His hands were scraped and throbbing, his trouser knees torn and damp. With blood? There had been crawlspaces and ducts, hadn't there? Yes, what had seemed like kilometers of them, too. And more ordinary utility tunnels, lit by ceiling tubes and not lined with centuries of mortality. His weary legs stumbled, and he froze-um, stopped-once more, to be sure of his balance. He wished fiercely for his cane, gone astray in the scuffle earlier-how many hours ago, now?-he could be using it like a blind man on Old Earth or Barrayar's own Time of Isolation, tapping in front of his feet for those so-vividly-imagined gaps in the floor.

His would-be kidnappers hadn't roughed him up too badly in the botched snatch, relying instead on a hypospray of sedative to keep their captive under control.

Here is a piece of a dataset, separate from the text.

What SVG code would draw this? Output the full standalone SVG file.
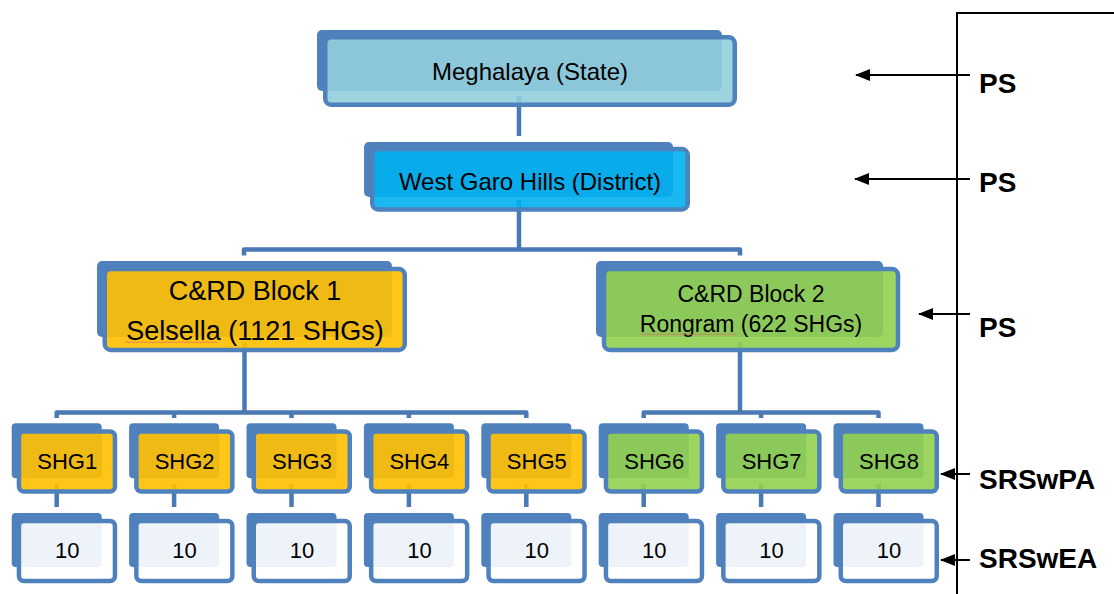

Too bad it had been in the same class of sedatives to which Miles was violently allergic-or even, judging by his present symptoms, the identical drug. Expecting a drowsy deadweight, they'd instead found themselves struggling with a maniacal little screaming man. This suggested his snatchers hadn't known everything about him, a somewhat reassuring thought.

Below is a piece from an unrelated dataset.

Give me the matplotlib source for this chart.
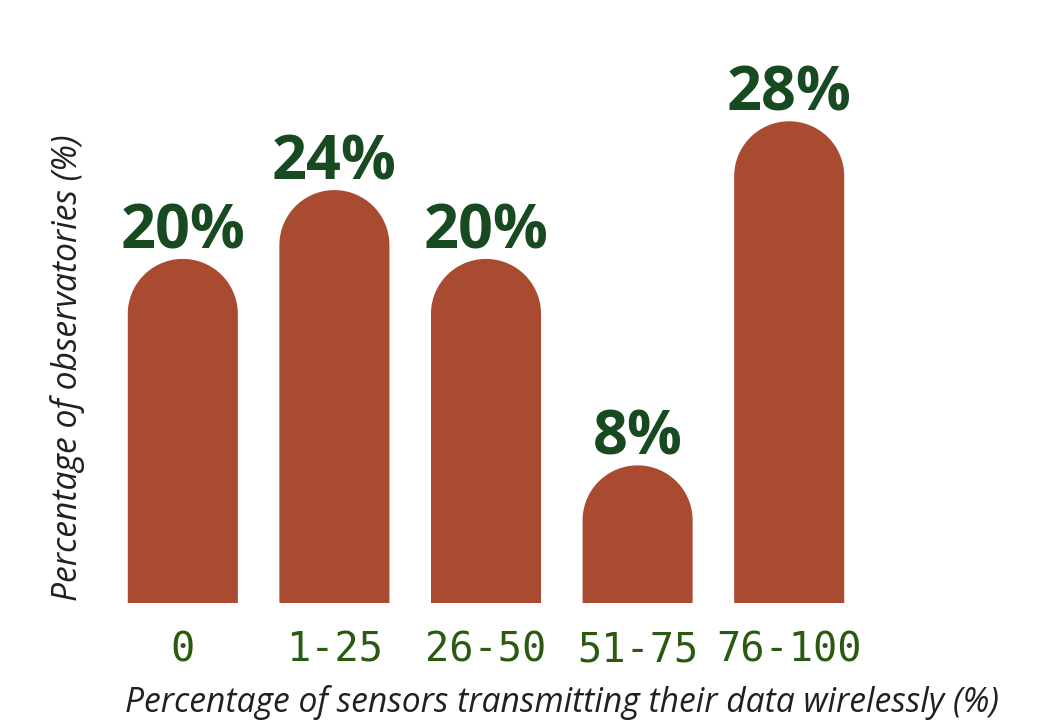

Or even anything about him. You bastards are on the top of Imperial Lord Auditor Miles Vorkosigan's very own shit list now, you bet. But under what name? Only five days on this benighted world, and already total strangers are trying to kill me. Sadly, it wasn't even a record. He wished he knew who they'd been. He wished he were back home in the Barrayaran Empire, where the dread title of Imperial Auditor actually meant something to people. I wish those wretched angels would stop shrieking at me.

"Flights of angels," he muttered in experimental incantation, "sing me to my rest."

The angels declined to form up into a ball like a will-o'-the-wisp and lead him onward out of this place. So much for his dim hope that his subconscious had been keeping track of his direction while the rest of his mind was out, and would now produce some neat inspiration in dramatic form. Onward. One foot in front of the other, wasn't that the grownup way of solving problems? Surely he ought to be a grownup at his age.

He wondered if he was going in circles.

His trailing hand wavered through black air across a narrow cross-corridor, made for access to the banks' supporting machinery, which he ignored. Later, another. He'd been suckered into exploring down too many of those already, which was part of how he'd got so hideously turned around. Go straight or, if his corridor dead-ended, right, as much as possible, that was his new rule.

But then his bumping fingers crossed something that was not a bank of cryo-drawers, and he stopped abruptly. He felt around without turning, because turning, he'd discovered, destroyed what little orientation he still possessed. Yes, a door! If only it wasn't another utility closet. If only it was unlocked, for a change.